How to reverse surge in religious hate crime?
- Published
Last week there was a report, external in the French press that an Israeli salon was marketing a discreet hair-based kippa - the small cap worn as a visible symbol of Jewish faith - to European Jews who don't want to be that visible any more.
It is the kind of story that feels like it's a sign of the times in the wake of the Paris attacks and heightened concern among British security chiefs for the safety of Jewish communities here.
In the UK, all the statistics for religiously motivated hate crime have been moving in the wrong direction.
Last week's figures from the Community Security Trust, an expert body monitoring anti-Semitism in the UK, make grim and record-breaking reading.
Anti-Semitic incidents more than doubled to 1,168 in 2014, the highest figure since the trust began monitoring in 1984. The previous year had been the lowest on record.
There were 314 incidents in July alone - the highest recorded in a single month.
Hate crime tends to be driven by "trigger" events - and last summer's trigger for anti-Semitism was the conflict in Gaza.
The CST said that almost half of the offenders made reference to Gaza or Palestinians during the incidents it recorded in July and August.
It can be really difficult to identify the perpetrator. In those incidents where the victim could do so, the CST figures, external reveal a number of perpetrators of either a South Asian, Arab or North African appearance.
Muslim tensions
Decades ago, the British extreme far right and fascism were the forces behind anti-Semitism.
But on the face of it, the figures are now pointing to widespread anti-Jewish feelings among some Muslims in Britain.
This analysis is shared by many leading progressive Muslim thinkers.
But what these thinkers also point out is that the rise in attacks against Britain's Jews mirrors the trend for Muslims themselves - and the two communities need to make common cause.
Police recorded 44,500 hate crimes in England and Wales during 2013-14. That was up 5% on the previous year across race, religion, sexual orientation, disability and transgender - the five key measures that feature in national figures.

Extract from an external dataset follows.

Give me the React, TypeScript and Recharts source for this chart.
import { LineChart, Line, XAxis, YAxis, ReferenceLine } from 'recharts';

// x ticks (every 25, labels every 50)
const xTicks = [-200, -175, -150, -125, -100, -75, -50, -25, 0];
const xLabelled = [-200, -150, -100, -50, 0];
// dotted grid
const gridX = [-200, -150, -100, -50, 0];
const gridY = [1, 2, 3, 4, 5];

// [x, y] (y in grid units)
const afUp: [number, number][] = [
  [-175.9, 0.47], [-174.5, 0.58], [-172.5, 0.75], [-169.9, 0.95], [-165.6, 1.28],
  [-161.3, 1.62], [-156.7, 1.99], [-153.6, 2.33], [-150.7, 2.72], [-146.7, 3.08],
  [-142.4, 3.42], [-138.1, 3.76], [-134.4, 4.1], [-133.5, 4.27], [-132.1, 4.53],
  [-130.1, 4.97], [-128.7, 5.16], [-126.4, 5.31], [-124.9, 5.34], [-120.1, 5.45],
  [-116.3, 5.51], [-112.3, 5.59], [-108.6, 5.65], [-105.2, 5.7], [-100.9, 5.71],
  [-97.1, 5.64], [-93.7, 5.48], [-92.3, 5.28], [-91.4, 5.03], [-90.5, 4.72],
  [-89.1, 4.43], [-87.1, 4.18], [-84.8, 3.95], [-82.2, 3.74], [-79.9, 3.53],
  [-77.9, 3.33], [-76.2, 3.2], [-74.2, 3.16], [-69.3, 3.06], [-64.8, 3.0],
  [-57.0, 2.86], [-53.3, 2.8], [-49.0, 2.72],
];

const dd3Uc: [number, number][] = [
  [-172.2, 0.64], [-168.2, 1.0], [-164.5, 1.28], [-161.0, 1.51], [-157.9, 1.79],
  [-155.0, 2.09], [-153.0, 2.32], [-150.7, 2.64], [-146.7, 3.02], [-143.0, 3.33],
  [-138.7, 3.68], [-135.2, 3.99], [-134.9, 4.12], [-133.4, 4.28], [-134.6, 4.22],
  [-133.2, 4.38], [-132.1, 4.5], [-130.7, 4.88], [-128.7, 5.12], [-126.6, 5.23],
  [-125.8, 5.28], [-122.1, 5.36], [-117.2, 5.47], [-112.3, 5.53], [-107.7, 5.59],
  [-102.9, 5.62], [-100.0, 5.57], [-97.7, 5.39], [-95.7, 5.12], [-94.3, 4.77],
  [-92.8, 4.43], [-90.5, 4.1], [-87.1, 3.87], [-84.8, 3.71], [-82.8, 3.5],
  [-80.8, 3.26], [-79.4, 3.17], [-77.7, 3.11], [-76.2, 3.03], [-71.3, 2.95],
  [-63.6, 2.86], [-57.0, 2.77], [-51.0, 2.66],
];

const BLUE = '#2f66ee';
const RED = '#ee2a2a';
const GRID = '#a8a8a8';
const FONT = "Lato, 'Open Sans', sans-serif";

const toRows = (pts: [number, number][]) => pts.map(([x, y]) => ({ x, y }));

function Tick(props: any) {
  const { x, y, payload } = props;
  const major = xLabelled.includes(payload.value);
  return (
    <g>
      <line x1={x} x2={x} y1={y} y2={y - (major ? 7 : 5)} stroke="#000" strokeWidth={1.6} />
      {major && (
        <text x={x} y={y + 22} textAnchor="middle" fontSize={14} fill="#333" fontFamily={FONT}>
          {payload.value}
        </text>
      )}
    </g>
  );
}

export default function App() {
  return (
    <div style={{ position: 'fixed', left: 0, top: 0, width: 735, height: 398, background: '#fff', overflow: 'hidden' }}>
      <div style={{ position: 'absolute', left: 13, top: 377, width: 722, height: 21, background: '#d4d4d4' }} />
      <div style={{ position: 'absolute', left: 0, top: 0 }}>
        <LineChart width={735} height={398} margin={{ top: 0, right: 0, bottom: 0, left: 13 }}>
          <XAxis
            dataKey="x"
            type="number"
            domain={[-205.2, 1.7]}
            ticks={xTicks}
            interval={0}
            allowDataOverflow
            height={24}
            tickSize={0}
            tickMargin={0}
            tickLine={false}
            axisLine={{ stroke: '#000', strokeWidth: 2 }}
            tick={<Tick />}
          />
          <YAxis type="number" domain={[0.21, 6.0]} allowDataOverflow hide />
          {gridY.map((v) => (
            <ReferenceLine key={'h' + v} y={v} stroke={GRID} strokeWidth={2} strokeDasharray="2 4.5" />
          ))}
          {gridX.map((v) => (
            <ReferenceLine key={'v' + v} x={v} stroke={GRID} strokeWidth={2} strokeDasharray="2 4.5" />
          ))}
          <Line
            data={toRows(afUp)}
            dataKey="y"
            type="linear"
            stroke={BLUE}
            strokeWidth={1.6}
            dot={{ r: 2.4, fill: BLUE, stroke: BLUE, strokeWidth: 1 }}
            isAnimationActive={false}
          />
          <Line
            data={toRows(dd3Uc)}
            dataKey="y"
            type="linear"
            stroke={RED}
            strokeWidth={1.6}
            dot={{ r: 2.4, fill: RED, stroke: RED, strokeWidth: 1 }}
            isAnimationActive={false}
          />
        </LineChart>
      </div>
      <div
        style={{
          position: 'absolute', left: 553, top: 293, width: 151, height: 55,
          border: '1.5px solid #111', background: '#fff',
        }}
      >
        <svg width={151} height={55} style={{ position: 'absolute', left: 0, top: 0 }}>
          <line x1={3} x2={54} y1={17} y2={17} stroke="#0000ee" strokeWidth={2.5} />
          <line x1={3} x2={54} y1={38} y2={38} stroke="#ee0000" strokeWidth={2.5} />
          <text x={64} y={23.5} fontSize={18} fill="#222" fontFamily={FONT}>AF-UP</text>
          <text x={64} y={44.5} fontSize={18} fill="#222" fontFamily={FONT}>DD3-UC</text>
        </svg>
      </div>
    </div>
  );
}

Some of that rise has been attributed to better reporting of existing levels of hate.
But a further breakdown indicates there was a 45% jump in religiously motivated incidents to 2,300 - and that appears to have been largely down to more anti-Muslim incidents following the jihadist murder of Fusilier Lee Rigby in Woolwich.
In London, the home of the largest numbers of British Jews and Muslims, police recorded 358 anti-Semitic crimes in 2014 and 611 anti-Muslim crimes.

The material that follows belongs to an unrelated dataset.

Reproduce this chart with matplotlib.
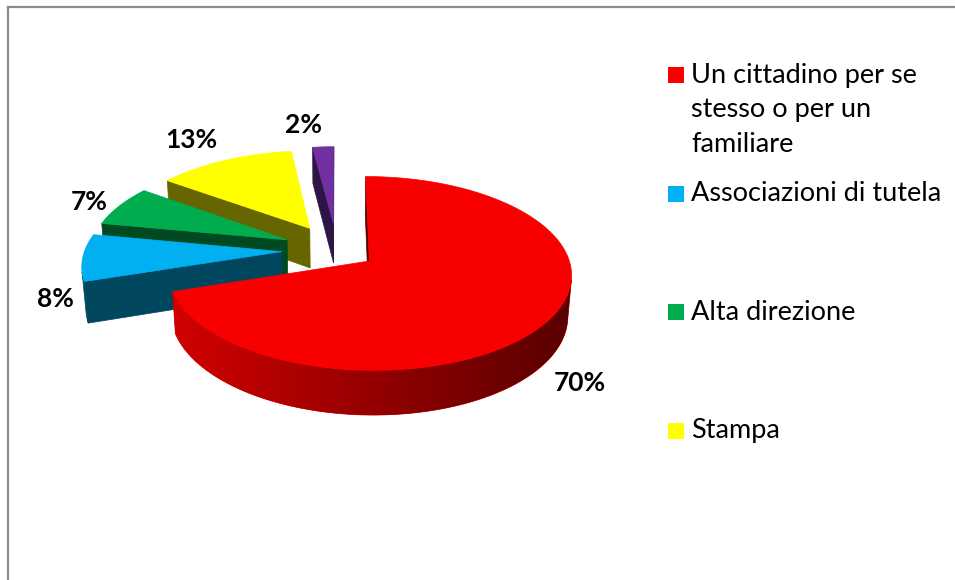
import numpy as np
import matplotlib.pyplot as plt
from matplotlib.patches import Polygon, Rectangle
from matplotlib.colors import to_rgb

# data
values = [70, 8, 7, 13, 2]
pct_labels = ["70%", "8%", "7%", "13%", "2%"]
legend_labels = ["Un cittadino per se\nstesso o per un\nfamiliare",
                 "Associazioni di tutela", "Alta direzione", "Stampa"]
top_colors = ["#f80000", "#00b0f0", "#00ad4e", "#ffff00", "#7030a0"]
side_light = ["#d20000", "#00465f", "#004a22", "#666600", "#2e1548"]
side_dark = ["#580000", "#00465f", "#004a22", "#666600", "#2e1548"]
explode = [0.2, 0.28, 0.28, 0.28, 0.3]

# fake 3d view (excel style perspective pie)
ELEV = np.radians(28)
DIST = 7.0
SCALE = 197.0
CX, CY = 337, 250
HEIGHT = 0.236
cam = np.array([0.0, -DIST * np.cos(ELEV), DIST * np.sin(ELEV)])


def proj(X, Y, Z):
    v = Y * np.sin(ELEV) + Z * np.cos(ELEV)
    w = Y * np.cos(ELEV) - Z * np.sin(ELEV)
    s = DIST / (DIST + w)
    return CX + SCALE * X * s, CY - SCALE * v * s


fig = plt.figure(figsize=(9.55, 5.8), dpi=100)
ax = fig.add_axes([0, 0, 1, 1])

fracs = np.array(values) / sum(values)
cum = np.concatenate([[0], np.cumsum(fracs)])
slices = []
for i in range(len(values)):
    th_start = np.radians(90 - cum[i] * 360)
    th_end = np.radians(90 - cum[i + 1] * 360)
    mid = (th_start + th_end) / 2
    ox, oy = explode[i] * np.cos(mid), explode[i] * np.sin(mid)
    slices.append((th_end, th_start, mid, ox, oy))


def poly(pts, color, z):
    p = Polygon(pts, closed=True, facecolor=color, edgecolor=color,
                linewidth=0.5, zorder=z)
    ax.add_patch(p)
    return p


z = 2
for i in [4, 3, 2, 1, 0]:
    th1, th2, mid, ox, oy = slices[i]
    n = max(int(np.degrees(th2 - th1) * 2), 6)
    t = np.linspace(th1, th2, n)
    center = np.array([ox, oy, 0.0])

    # radial faces
    for th, normal in [(th1, (np.sin(th1), -np.cos(th1), 0)),
                       (th2, (-np.sin(th2), np.cos(th2), 0))]:
        if np.dot(normal, cam - center) > 0:
            ex, ey = ox + np.cos(th), oy + np.sin(th)
            pts = [proj(ox, oy, 0), proj(ex, ey, 0),
                   proj(ex, ey, -HEIGHT), proj(ox, oy, -HEIGHT)]
            poly(pts, side_dark[i], z)
            z += 0.01

    # outer side (visible part only)
    vis = [tk for tk in t
           if np.dot([np.cos(tk), np.sin(tk), 0],
                     cam - np.array([ox + np.cos(tk), oy + np.sin(tk), -HEIGHT / 2])) > 0]
    if len(vis) > 1:
        vis = np.array(vis)
        upper = [proj(ox + np.cos(tk), oy + np.sin(tk), 0) for tk in vis]
        lower = [proj(ox + np.cos(tk), oy + np.sin(tk), -HEIGHT) for tk in vis[::-1]]
        side = poly(upper + lower, side_light[i], z)
        if side_light[i] != side_dark[i]:
            xs = [p[0] for p in upper]
            c1, c2 = np.array(to_rgb(side_light[i])), np.array(to_rgb(side_dark[i]))
            grad = np.linspace(0, 1, 256)[None, :, None]
            img = c1 + (c2 - c1) * grad
            im = ax.imshow(img, extent=(min(xs), max(xs), 580, 0), aspect="auto",
                           interpolation="bilinear", zorder=z + 0.001)
            im.set_clip_path(side)
        z += 0.01

    # top face
    top = [proj(ox, oy, 0)] + [proj(ox + np.cos(tk), oy + np.sin(tk), 0) for tk in t]
    poly(top, top_colors[i], z)
    z += 0.01

# percentage labels, placed just outside each slice
for i, lab in enumerate(pct_labels):
    th1, th2, mid, ox, oy = slices[i]
    zl = -HEIGHT if np.sin(mid) < 0 else 0
    px, py = proj(ox + np.cos(mid), oy + np.sin(mid), zl)
    px += 13 * np.cos(mid)
    py -= 10 * np.sin(mid)
    ha = "left" if np.cos(mid) > 0 else "right"
    va = "top" if np.sin(mid) < -0.5 else ("bottom" if np.sin(mid) > 0.5 else "center")
    ax.text(px, py, lab, ha=ha, va=va, fontsize=19, fontweight="bold",
            family="Lato", color="black", zorder=20)

# legend
for k, lab in enumerate(legend_labels):
    y0 = 75 + 118.5 * k
    ax.add_patch(Rectangle((668, y0 - 8), 16, 16, facecolor=top_colors[k],
                           edgecolor="none", zorder=20))
    for j, line in enumerate(lab.split("\n")):
        ax.text(691, y0 + 35 * j, line, ha="left", va="center", fontsize=19.5,
                family="Lato", color="black", zorder=20)

# chart frame (left and top edges only)
ax.plot([8, 8], [7, 580], color="#8c8c8c", lw=1.6, zorder=30)
ax.plot([8, 955], [7, 7], color="#8c8c8c", lw=1.6, zorder=30)

ax.set_xlim(0, 955)
ax.set_ylim(580, 0)
ax.axis("off")

fig.savefig("out.png", dpi=100)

While the trigger for anti-Semitism comes down to haters blaming Britain's Jews for something they don't like about Israel, the mirror trigger for anti-Muslim crimes is yet another group of haters blaming Muslims for things that al-Qaeda inspired extremists have done.
So how do you go about tackling this stuff?
Social media
The All-Party Parliamentary Group on Anti-Semitism's (APPG) latest report calls for internet "Asbos" to ban them from using social media to spread hate.

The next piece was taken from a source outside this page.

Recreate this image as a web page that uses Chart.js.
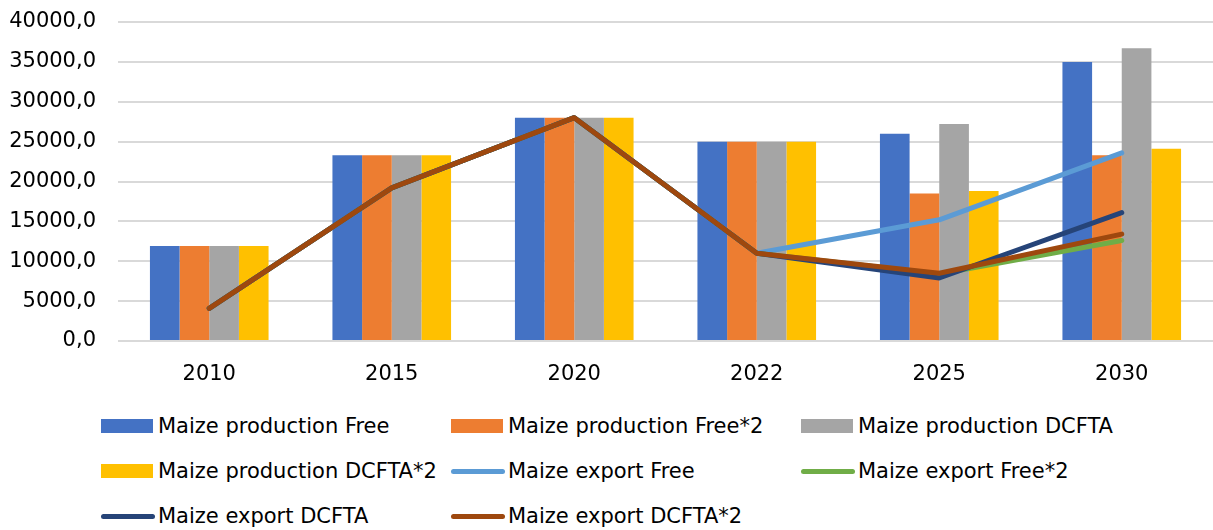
<!DOCTYPE html>
<html>
<head>
<meta charset="utf-8">
<script src="https://cdn.jsdelivr.net/npm/chart.js@4"></script>
<style>
  body { margin: 0; background: #fff; font-family: 'DejaVu Sans', sans-serif; }
  #wrap { position: relative; width: 1213px; height: 395px; }
  #legend {
    display: grid;
    grid-template-columns: 350px 350px 350px;
    row-gap: 19px;
    margin-left: 101px;
    margin-top: 18px;
    font-size: 21px;
    color: #000;
  }
  .item { display: flex; align-items: center; height: 26px; white-space: nowrap; }
  .mark { width: 52px; height: 14px; margin-right: 5px; flex: none; }
  .mark.line { height: 5px; border-radius: 3px; width: 54px; margin-right: 3px; }
</style>
</head>
<body>
<div id="wrap"><canvas id="maizeChart"></canvas></div>
<div id="legend"></div>
<script>
const years = ['2010', '2015', '2020', '2022', '2025', '2030'];

// production (bars)
const prodFree = [11900, 23300, 28000, 25000, 26000, 35000];
const prodFree2 = [11900, 23300, 28000, 25000, 18500, 23300];
const prodDcfta = [11900, 23300, 28000, 25000, 27200, 36700];
const prodDcfta2 = [11900, 23300, 28000, 25000, 18800, 24100];

// export (lines)
const expFree = [4100, 19200, 28000, 11000, 15200, 23600];
const expFree2 = [4100, 19200, 28000, 11000, 8400, 12600];
const expDcfta = [4100, 19200, 28000, 11000, 7900, 16100];
const expDcfta2 = [4100, 19200, 28000, 11000, 8500, 13400];

const yTicks = [0, 5000, 10000, 15000, 20000, 25000, 30000, 35000, 40000];

const font = { family: "'DejaVu Sans', sans-serif", size: 21 };

function bar(label, data, color, order) {
  return { type: 'bar', label: label, data: data, backgroundColor: color, order: order,
           categoryPercentage: 0.65, barPercentage: 1.0 };
}
function line(label, data, color, order) {
  return { type: 'line', label: label, data: data, borderColor: color, backgroundColor: color,
           borderWidth: 5, pointRadius: 0, tension: 0, borderCapStyle: 'round',
           borderJoinStyle: 'round', order: order };
}

const chart = new Chart(document.getElementById('maizeChart'), {
  data: {
    labels: years,
    datasets: [
      bar('Maize production Free', prodFree, '#4472C4', 5),
      bar('Maize production Free*2', prodFree2, '#ED7D31', 6),
      bar('Maize production DCFTA', prodDcfta, '#A5A5A5', 7),
      bar('Maize production DCFTA*2', prodDcfta2, '#FFC000', 8),
      line('Maize export Free', expFree, '#5B9BD5', 4),
      line('Maize export Free*2', expFree2, '#70AD47', 3),
      line('Maize export DCFTA', expDcfta, '#264478', 2),
      line('Maize export DCFTA*2', expDcfta2, '#9E480E', 1),
    ],
  },
  options: {
    responsive: true,
    maintainAspectRatio: false,
    animation: false,
    layout: { padding: { top: 22, right: 0, bottom: 8, left: 0 } },
    plugins: {
      legend: { display: false },
      tooltip: { enabled: false },
    },
    scales: {
      x: {
        offset: true,
        afterFit: (axis) => { axis.height = 46; },
        grid: { display: false, drawTicks: false },
        border: { display: false },
        ticks: { color: '#000', font: font, padding: 21 },
      },
      y: {
        min: 0,
        max: 40000,
        afterBuildTicks: (axis) => { axis.ticks = yTicks.map(v => ({ value: v })); },
        afterFit: (axis) => {
          axis.width = 118;
          axis.paddingTop = 0;
          axis.paddingBottom = 0;
        },
        grid: { color: '#d9d9d9', lineWidth: 2, drawTicks: false },
        border: { display: false },
        ticks: {
          color: '#000',
          font: font,
          padding: 22,
          callback: (v) => v.toFixed(1).replace('.', ','),
        },
      },
    },
  },
});

// legend in three fixed columns, built from the chart's datasets
const legendEl = document.getElementById('legend');
chart.data.datasets.forEach(ds => {
  const item = document.createElement('div');
  item.className = 'item';
  const mark = document.createElement('span');
  mark.className = ds.type === 'line' ? 'mark line' : 'mark';
  mark.style.background = ds.type === 'line' ? ds.borderColor : ds.backgroundColor;
  const txt = document.createElement('span');
  txt.textContent = ds.label;
  item.appendChild(mark);
  item.appendChild(txt);
  legendEl.appendChild(item);
});
</script>
</body>
</html>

It also wants the government to fund the security of synagogues and to review what's being done to improve interfaith relations.
What will come of the first two remains to be seen - but on the interfaith issue, there is some hope.
Tell Mama is a Muslim hate crime initiative that is closely modelled on the Community Security Trust and is backing the APPG's calls for social media Asbos because, quite simply, both communities are victims of hate crime.
It wants more British Muslims to recognise and speak out about anti-Semitism because it is morally objectionable to suggest that one form of hate crime is worse than another.
That view is shared by a host of individuals and small unnoticed organisations that work hard to improve understandings between the two faiths.
A fortnight ago, two leading progressive British Muslims, Sughra Ahmed of the Islamic Society of Britain and Dilwar Hussain of New Horizons in British Islam, spoke eloquently in a north London synagogue about the sorrow and pain they felt over Paris.
And - who'd have thought it - a synagogue in Bradford has even appointed, external a Muslim to its ruling body.